Australia's resources boom is set to grow as Asian economies lead the global economic recovery, the country's central bank said Friday as it lifted growth forecasts.

The Reserve Bank of Australia (RBA) said resources-driven exports had held up during the financial crisis and had been buoyed by strong expansion in the mining sector.

The bank lifted its growth forecast for 2009 from 0.5 percent to 1.75 percent and raised estimates for growth in the 12 months to fourth-quarter 2010 from 2.25 percent to 3.25 percent.

"Investment in the resources sector is at historically high levels and is expected to increase further, particularly as the LNG (liquefied natural gas) sector expands," it said.

The RBA said China and India were driving the global recovery and Australia owed its performance as the only major Western nation to avoid recession to a "strong bounceback in Asia, particularly in China."

"Asia is at the forefront of the global recovery," it said.

"The region's financial systems have not experienced the same dislocation as elsewhere, and the economies are benefiting from a recovery in domestic demand, underpinned by stimulatory settings of both monetary and fiscal policy."

"Growth in China and India has been particularly strong," it added.

Australia enjoyed a decade of stellar economic growth, underpinned by intense demand for resources from fast-industrialising China and India, until the global financial crisis.

RBA Deputy Governor Ric Battellino later said the country's growing links with China would provide a platform for future prosperity.

"Our economies are becoming very intertwined," he said.

"Australia will most likely face an extended period of prosperity in the years ahead. Some of this will come about through strong real economic growth due, for example, to increased investment and higher export volumes. Some of it could also come via high commodity prices."

The central bank warned that the global economy faced "significant risks" as stimulus measures were withdrawn, leaving uncertain the "durability of the pick-up in growth".

"Banking systems in a number of countries are still some way from full health and further bad news in the financial sector cannot be ruled out," it said, though it assessed prospects in Asia as "noticeably better".

In September, the government gave the go-ahead to the country's largest ever resources project, the development of the Gorgon LNG field, which is underpinned by supply contracts with China, Japan, India and South Korea.

Treasury chief Ken Henry recently foreshadowed a "decades-long" return to a commodities boom on unprecedented need for power and materials.

The world's biggest miner BHP Billiton in September said it expected growth in China to fuel the new surge, with global steel requirements to double in 15 years.

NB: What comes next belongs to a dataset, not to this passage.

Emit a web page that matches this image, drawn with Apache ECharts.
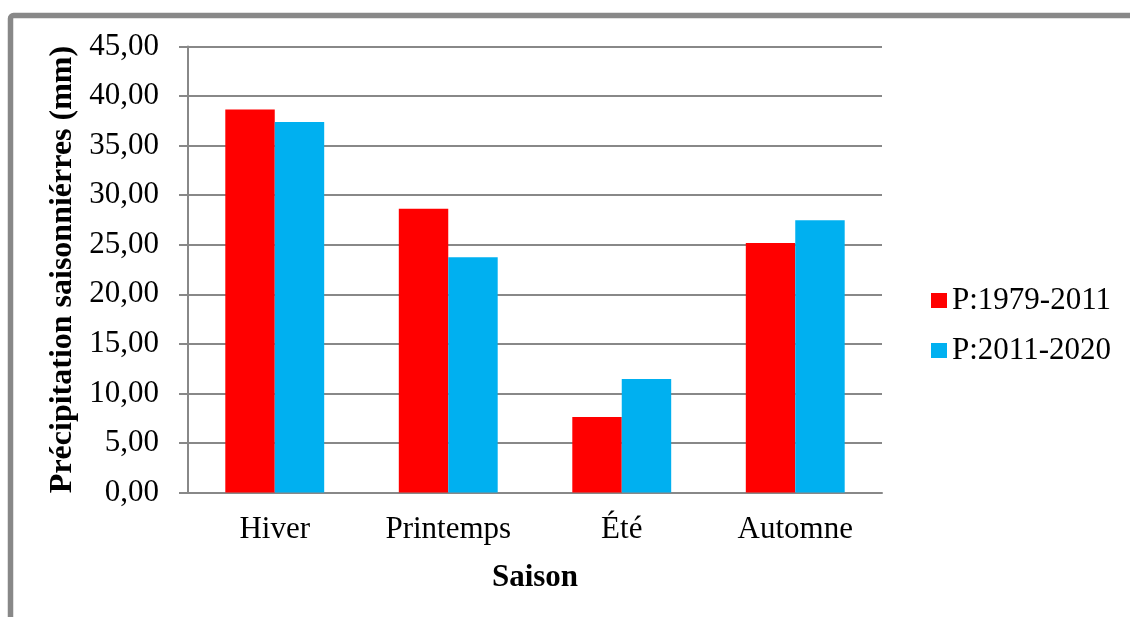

Both India and China would drive a 40 percent surge in demand for energy, with the two nations expected to account for over half the world's incremental electricity demand, BHP said.

RBA board member Warwick McKibbin said the global slump appeared to have been "overstated", with indicators showing it was now "unlikely anything is going to go wrong in the global economy".

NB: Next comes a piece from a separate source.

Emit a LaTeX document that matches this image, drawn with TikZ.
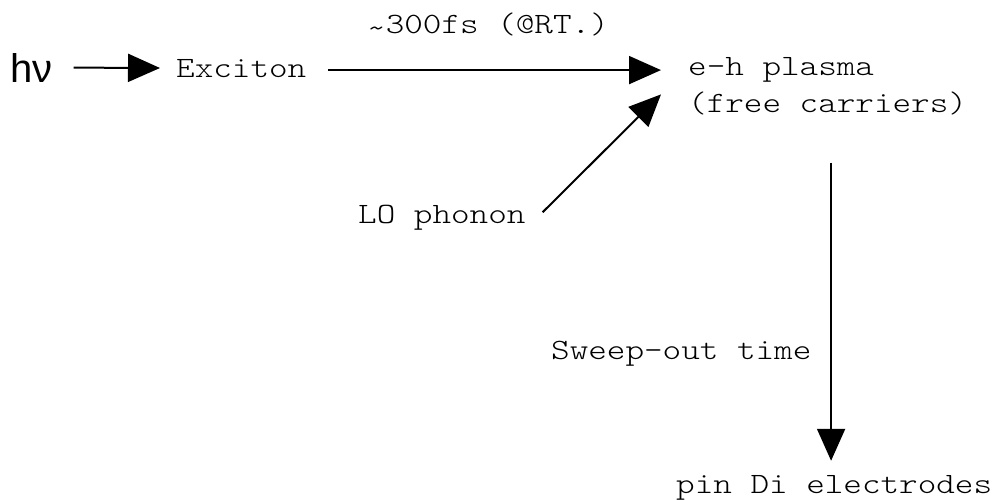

McKibbin said "at least a dozen factors" had helped Australia dodge a recession, including labour market and exchange rate flexibility and strong regulatory systems.

"It wasn't just China that caused Australia not to have a recession," McKibbin said.

The bank hiked interest rates by 25 basis points for a second successive month to 3.50 percent this week, after becoming in October the first advanced economy to raise them since the global financial meltdown.

It said Friday a "further gradual lessening of monetary stimulus is likely to be required" if the economy remained buoyant, raising expectations of a further rise in coming months.